Aim:
Beneath this line sits some data. Return only its lines from the one holding "Output the Python" through the one holding "import numpy as np", inclusive, exactly, with the images removed.

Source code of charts
_ _ _ _ _ _ _

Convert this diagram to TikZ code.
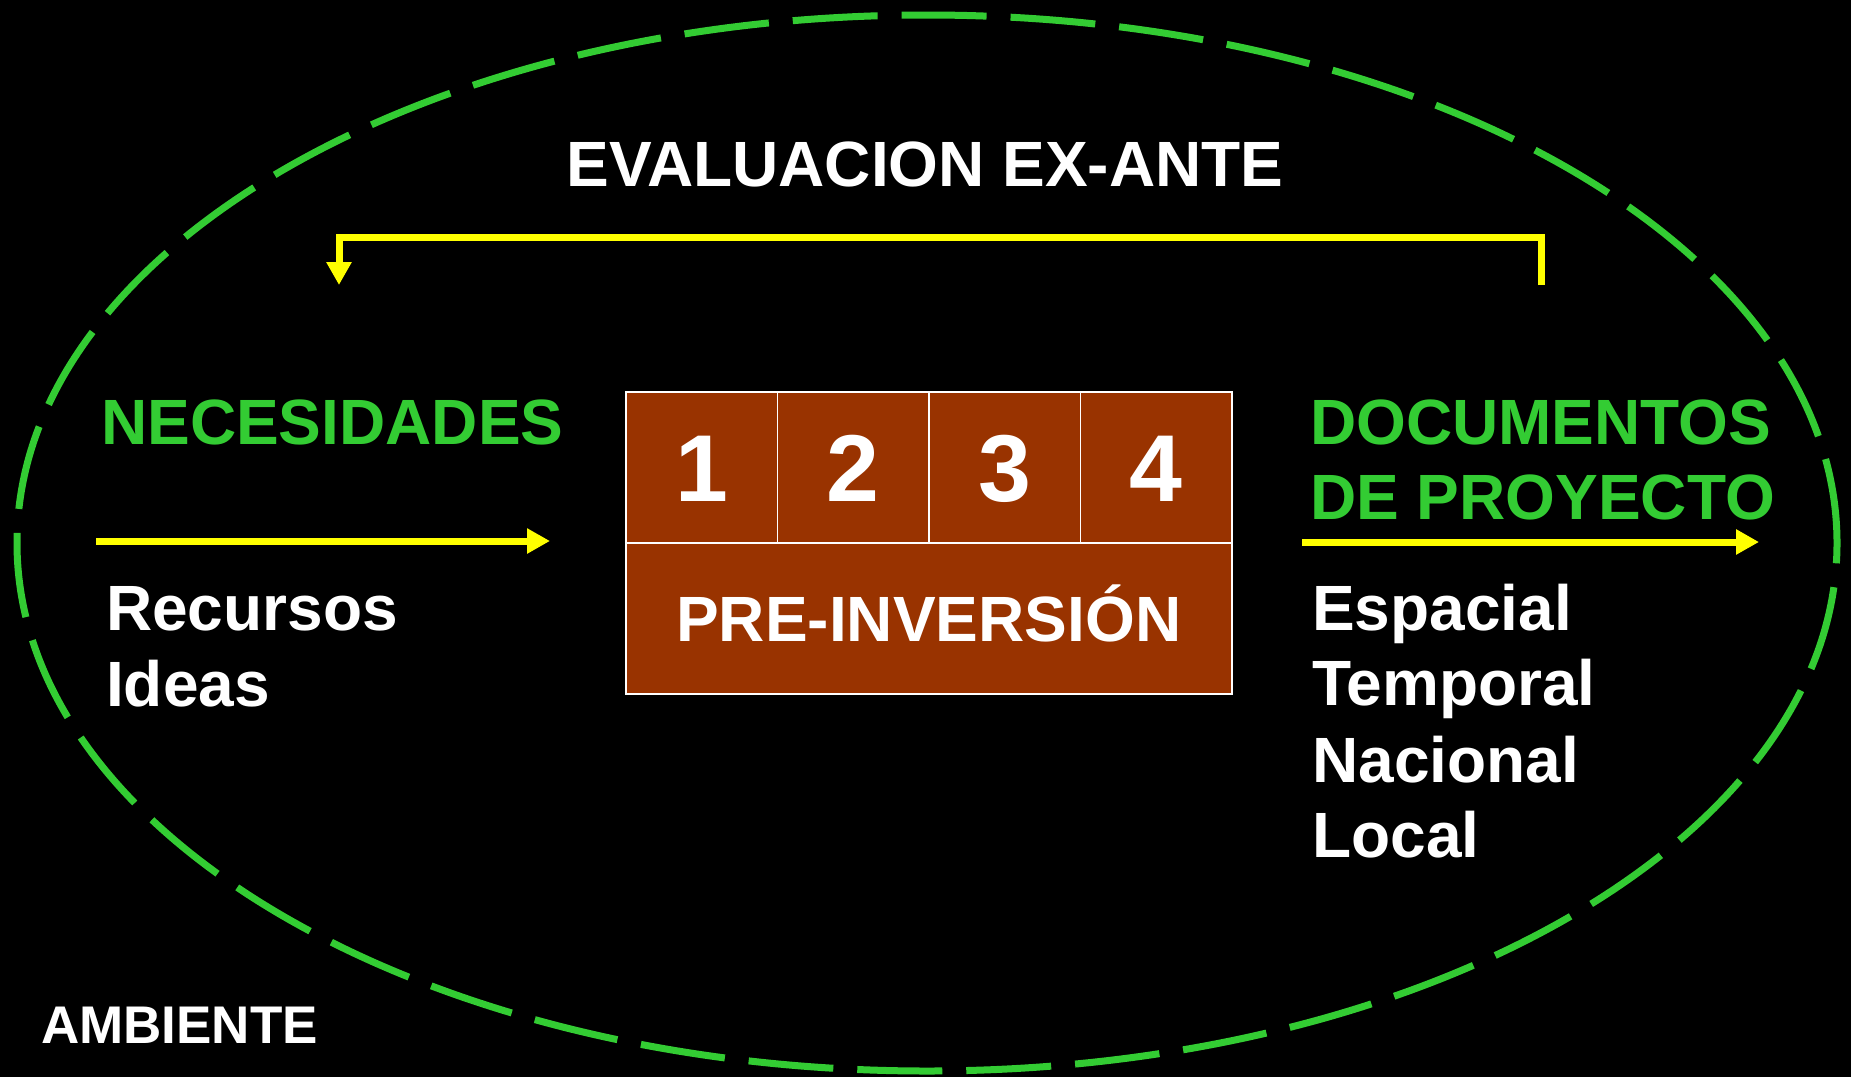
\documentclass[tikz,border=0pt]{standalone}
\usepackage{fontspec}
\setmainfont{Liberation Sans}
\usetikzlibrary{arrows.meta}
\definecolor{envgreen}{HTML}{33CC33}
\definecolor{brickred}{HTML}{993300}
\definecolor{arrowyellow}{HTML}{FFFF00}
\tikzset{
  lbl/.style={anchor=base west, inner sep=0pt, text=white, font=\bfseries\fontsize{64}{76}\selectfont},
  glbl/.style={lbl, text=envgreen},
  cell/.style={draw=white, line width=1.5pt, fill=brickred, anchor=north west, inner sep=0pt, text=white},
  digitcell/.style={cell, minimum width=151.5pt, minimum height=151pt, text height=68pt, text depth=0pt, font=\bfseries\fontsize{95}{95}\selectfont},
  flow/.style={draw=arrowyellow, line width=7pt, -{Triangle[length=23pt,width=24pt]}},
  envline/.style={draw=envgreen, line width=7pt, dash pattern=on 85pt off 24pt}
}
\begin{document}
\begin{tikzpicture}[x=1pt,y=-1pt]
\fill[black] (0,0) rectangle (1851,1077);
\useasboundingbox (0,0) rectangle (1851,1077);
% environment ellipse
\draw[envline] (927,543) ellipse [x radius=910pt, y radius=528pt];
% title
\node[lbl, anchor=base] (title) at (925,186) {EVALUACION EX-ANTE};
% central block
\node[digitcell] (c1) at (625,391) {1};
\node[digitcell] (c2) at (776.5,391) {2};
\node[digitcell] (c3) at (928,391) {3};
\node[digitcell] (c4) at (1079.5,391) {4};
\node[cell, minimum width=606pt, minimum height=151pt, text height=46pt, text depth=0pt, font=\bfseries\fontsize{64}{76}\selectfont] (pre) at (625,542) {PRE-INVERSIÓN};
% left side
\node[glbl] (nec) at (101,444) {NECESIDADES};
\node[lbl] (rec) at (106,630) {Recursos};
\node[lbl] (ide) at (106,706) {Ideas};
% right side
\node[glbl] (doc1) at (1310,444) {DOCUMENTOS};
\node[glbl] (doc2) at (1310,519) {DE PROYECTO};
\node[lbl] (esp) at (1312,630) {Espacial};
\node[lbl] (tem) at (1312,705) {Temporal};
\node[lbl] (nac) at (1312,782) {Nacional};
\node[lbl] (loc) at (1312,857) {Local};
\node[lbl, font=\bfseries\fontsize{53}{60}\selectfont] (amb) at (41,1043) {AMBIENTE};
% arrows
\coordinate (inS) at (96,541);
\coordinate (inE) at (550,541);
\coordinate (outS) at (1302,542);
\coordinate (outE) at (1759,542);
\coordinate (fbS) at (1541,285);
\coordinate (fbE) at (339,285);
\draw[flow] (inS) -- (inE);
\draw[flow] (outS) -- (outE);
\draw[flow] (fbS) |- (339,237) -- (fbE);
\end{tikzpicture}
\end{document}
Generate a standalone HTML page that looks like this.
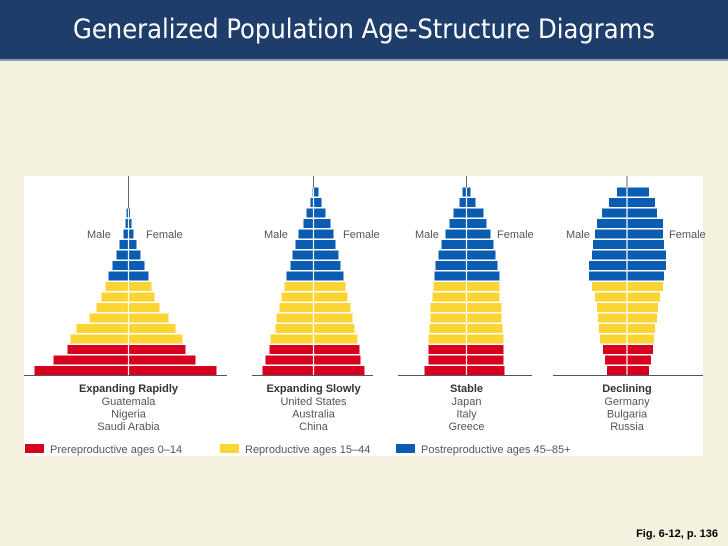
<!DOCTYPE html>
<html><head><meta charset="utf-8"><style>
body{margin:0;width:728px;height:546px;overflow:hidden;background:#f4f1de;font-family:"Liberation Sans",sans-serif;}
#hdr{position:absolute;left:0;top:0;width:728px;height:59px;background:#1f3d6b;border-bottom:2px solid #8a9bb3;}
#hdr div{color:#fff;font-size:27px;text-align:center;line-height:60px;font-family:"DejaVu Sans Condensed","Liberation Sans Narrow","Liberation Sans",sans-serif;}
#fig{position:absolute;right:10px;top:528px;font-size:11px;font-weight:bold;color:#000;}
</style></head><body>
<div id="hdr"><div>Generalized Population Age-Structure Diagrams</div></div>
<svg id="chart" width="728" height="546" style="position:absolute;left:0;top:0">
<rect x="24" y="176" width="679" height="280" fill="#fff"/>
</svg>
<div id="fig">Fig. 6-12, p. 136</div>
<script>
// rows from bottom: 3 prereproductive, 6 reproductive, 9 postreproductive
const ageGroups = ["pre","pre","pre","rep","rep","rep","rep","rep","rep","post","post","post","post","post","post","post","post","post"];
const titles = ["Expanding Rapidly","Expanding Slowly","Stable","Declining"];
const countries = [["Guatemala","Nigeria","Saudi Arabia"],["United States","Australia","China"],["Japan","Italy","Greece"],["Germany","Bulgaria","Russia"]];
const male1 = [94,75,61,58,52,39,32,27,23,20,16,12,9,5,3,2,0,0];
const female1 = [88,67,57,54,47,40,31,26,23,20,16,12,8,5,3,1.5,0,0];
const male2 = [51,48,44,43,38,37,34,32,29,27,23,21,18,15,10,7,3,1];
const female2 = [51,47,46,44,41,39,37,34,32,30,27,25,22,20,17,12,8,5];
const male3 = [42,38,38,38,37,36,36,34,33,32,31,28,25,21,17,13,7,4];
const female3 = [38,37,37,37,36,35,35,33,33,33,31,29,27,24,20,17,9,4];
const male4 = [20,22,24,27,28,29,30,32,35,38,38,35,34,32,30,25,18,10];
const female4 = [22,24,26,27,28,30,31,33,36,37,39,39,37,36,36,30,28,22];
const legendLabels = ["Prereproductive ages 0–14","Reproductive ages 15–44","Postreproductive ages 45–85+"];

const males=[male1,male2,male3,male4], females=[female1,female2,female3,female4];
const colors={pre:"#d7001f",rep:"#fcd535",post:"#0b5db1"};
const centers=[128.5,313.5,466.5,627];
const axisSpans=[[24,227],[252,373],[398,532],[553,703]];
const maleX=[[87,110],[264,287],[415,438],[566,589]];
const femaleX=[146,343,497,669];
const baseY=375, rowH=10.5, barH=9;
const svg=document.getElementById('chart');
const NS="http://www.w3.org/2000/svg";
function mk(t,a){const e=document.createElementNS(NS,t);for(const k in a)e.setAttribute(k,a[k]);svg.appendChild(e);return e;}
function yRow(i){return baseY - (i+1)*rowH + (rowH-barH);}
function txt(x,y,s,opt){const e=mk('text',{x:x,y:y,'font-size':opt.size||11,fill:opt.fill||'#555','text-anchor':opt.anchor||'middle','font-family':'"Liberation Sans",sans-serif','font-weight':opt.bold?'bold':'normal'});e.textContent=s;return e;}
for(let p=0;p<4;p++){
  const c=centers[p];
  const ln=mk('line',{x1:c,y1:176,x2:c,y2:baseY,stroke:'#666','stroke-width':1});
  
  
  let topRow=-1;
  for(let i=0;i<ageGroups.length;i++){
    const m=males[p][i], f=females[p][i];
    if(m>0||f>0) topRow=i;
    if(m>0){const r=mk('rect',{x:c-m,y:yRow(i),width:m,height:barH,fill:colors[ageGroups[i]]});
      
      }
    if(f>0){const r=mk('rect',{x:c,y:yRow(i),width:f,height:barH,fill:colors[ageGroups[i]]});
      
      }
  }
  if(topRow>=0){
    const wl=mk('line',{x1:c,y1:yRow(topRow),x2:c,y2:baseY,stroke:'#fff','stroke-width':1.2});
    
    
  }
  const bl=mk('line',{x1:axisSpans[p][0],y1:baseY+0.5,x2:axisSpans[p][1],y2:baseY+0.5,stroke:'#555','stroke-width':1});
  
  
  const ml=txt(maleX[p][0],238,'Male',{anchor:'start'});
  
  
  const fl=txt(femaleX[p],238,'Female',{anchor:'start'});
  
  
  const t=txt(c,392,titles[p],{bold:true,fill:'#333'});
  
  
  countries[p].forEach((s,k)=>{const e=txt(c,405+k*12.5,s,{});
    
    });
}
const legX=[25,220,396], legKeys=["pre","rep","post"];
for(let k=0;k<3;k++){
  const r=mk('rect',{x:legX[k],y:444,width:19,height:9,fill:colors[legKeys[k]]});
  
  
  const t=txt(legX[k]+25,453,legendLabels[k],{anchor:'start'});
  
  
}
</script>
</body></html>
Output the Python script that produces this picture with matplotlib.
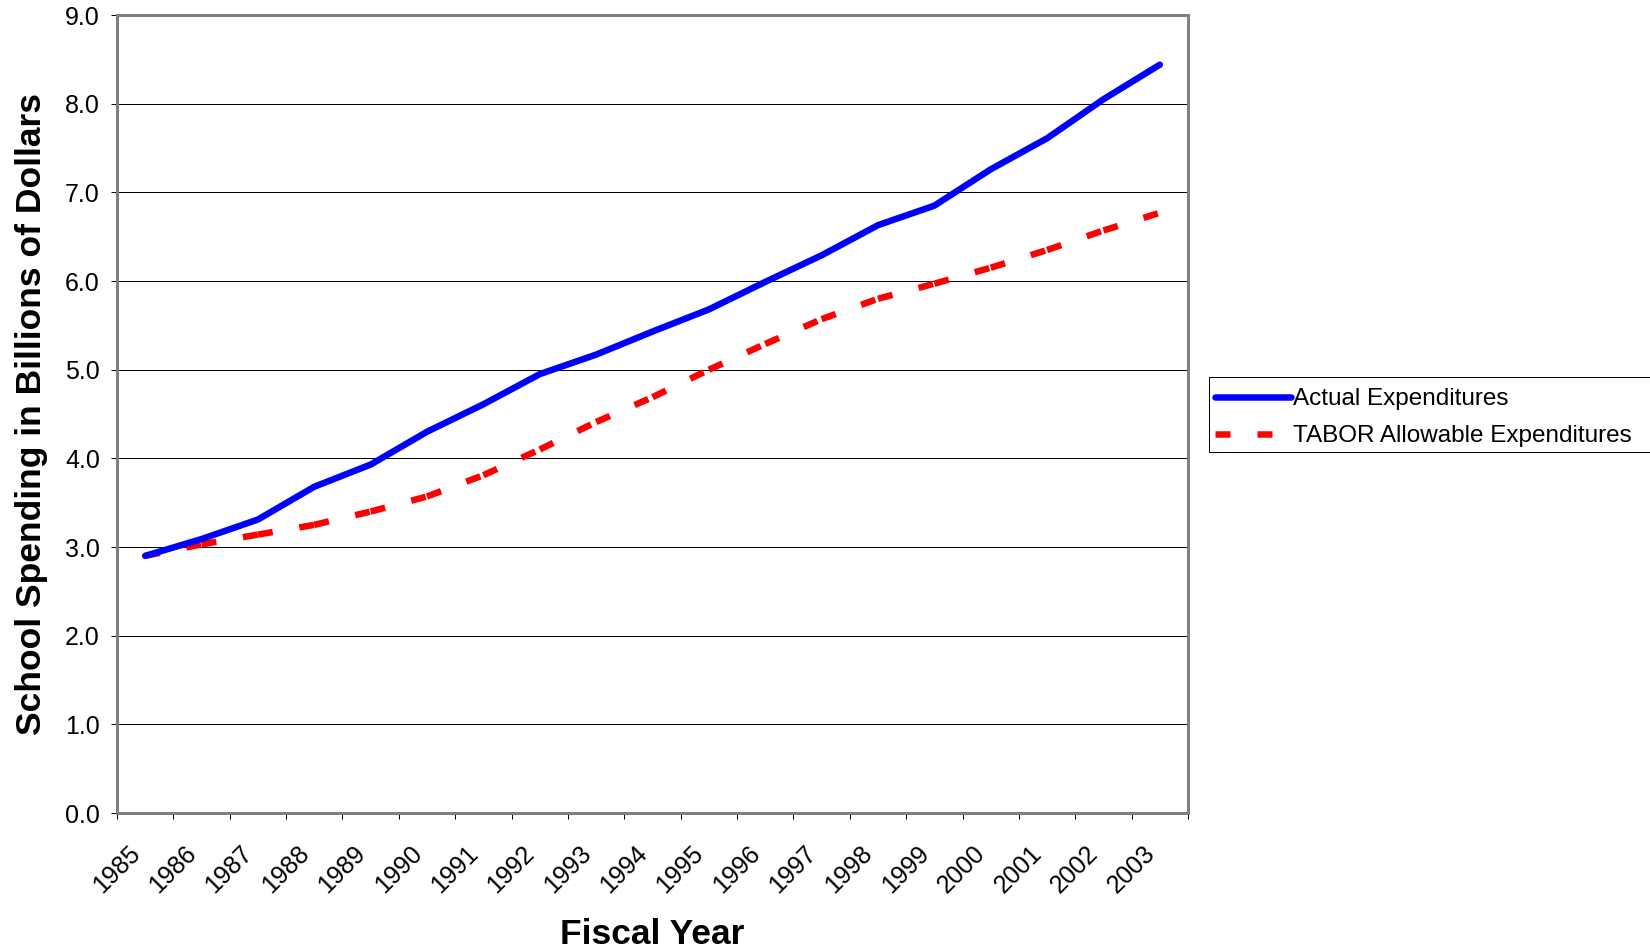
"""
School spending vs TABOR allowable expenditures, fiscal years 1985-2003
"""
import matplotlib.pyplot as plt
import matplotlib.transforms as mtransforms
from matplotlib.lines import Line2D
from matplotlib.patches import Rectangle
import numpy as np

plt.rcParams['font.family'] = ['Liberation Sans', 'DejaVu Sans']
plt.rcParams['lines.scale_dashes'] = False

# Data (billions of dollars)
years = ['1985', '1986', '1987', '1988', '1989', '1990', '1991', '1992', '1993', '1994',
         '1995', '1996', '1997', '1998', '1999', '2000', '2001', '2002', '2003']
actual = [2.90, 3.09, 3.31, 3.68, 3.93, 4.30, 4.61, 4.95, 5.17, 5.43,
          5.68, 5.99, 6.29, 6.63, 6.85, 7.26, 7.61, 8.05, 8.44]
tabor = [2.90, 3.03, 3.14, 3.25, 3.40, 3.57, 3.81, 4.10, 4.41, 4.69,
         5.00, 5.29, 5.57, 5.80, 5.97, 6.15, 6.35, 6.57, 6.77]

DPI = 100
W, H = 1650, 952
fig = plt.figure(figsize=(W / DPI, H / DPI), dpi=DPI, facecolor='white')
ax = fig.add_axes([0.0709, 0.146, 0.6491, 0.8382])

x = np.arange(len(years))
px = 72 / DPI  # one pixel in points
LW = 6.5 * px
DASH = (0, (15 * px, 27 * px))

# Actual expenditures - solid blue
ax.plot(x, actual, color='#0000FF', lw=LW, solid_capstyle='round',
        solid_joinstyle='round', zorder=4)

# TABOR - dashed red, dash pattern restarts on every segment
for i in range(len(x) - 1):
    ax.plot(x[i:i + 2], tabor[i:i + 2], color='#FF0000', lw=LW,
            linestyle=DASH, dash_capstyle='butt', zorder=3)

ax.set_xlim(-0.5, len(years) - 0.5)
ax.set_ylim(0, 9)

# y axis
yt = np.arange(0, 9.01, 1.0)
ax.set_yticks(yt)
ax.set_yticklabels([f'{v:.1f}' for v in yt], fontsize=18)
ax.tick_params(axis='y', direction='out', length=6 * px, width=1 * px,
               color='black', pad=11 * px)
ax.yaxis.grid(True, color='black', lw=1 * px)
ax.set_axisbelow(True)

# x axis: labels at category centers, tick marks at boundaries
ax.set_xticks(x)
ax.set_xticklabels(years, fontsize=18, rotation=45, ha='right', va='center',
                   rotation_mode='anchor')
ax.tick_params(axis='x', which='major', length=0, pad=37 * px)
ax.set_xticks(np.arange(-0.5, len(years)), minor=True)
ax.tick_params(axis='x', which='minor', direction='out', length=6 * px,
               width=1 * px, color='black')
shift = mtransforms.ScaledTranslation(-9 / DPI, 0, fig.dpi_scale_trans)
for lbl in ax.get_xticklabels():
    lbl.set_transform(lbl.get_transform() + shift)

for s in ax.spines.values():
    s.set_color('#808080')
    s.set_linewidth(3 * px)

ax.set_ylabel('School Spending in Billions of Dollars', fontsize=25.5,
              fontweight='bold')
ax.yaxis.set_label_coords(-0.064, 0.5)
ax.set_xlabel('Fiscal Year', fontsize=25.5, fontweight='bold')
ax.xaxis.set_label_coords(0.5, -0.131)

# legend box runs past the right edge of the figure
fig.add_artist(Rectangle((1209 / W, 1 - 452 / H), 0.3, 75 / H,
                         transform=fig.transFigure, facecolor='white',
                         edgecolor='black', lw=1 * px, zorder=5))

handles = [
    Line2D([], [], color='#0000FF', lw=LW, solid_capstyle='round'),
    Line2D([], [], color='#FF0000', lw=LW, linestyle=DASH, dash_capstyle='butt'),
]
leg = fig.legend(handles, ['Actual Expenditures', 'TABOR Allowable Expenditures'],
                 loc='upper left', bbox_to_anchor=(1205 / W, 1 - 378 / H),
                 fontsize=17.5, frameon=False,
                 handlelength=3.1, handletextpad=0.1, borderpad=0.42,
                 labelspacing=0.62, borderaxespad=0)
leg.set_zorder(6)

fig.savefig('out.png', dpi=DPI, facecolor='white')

_ _ _ _ _ _ _

Answer to this exercise:
Output the Python script that produces this picture with matplotlib.
"""
School spending vs TABOR allowable expenditures, fiscal years 1985-2003
"""
import matplotlib.pyplot as plt
import matplotlib.transforms as mtransforms
from matplotlib.lines import Line2D
from matplotlib.patches import Rectangle
import numpy as np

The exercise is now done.